# Looking to get a Ur S4



## Mr._Spahr (Sep 15, 2005)

So I have been looking to get an Ur S4 and I was wondering about anything to look out for, and possibly some website where I would be able to find aftermarket parts for it. Thanks in advance.


----------



## PoVolks (Oct 2, 2003)

*Re: Looking to get a Ur S4 (Mr._Spahr)*

http://www.034motorsport.com/
^ these guys do bigtime 20v turbo tuning. 
http://www.audituning.com/ 
^this Hans Dahlback makes his street cars sound like the Rally cars.

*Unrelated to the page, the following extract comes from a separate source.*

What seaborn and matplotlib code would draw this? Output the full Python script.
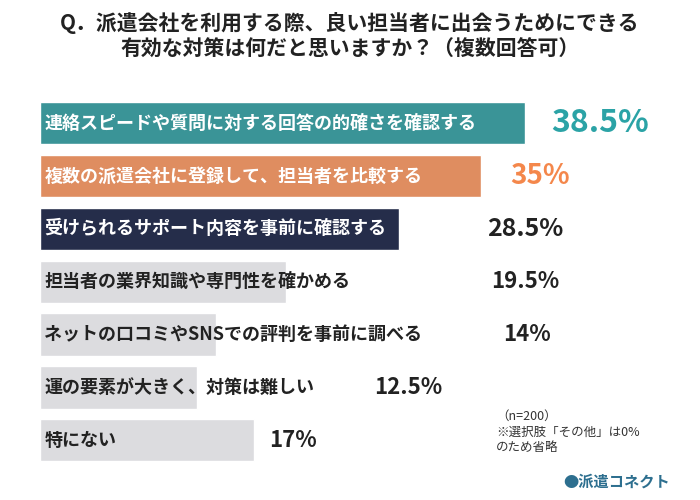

The 20v turbo Golf that he built (RS1) has a tuned 2.1L that can attain a claimed 900+hp but a 4wd dyno can't hold that. 
-these are like the leaders of the tuner pack, but there are various other tuners out there that do milder applications. Aftermarket 20vt stuff isn't cheap either. But IMO it will always be cheaper, and more efficient power than the (1999-2001) 2.7L tt S4.


----------



## PoVolks (Oct 2, 2003)

*Re: Looking to get a Ur S4 (Sciroccist)*

The only thing that I've heard of being bad with these cars is the seat heaters burn out. There was something else that it had an issue with, but it is not in the driveline. I'm still looking myself, but there are none that are worth it in the SE USA.


----------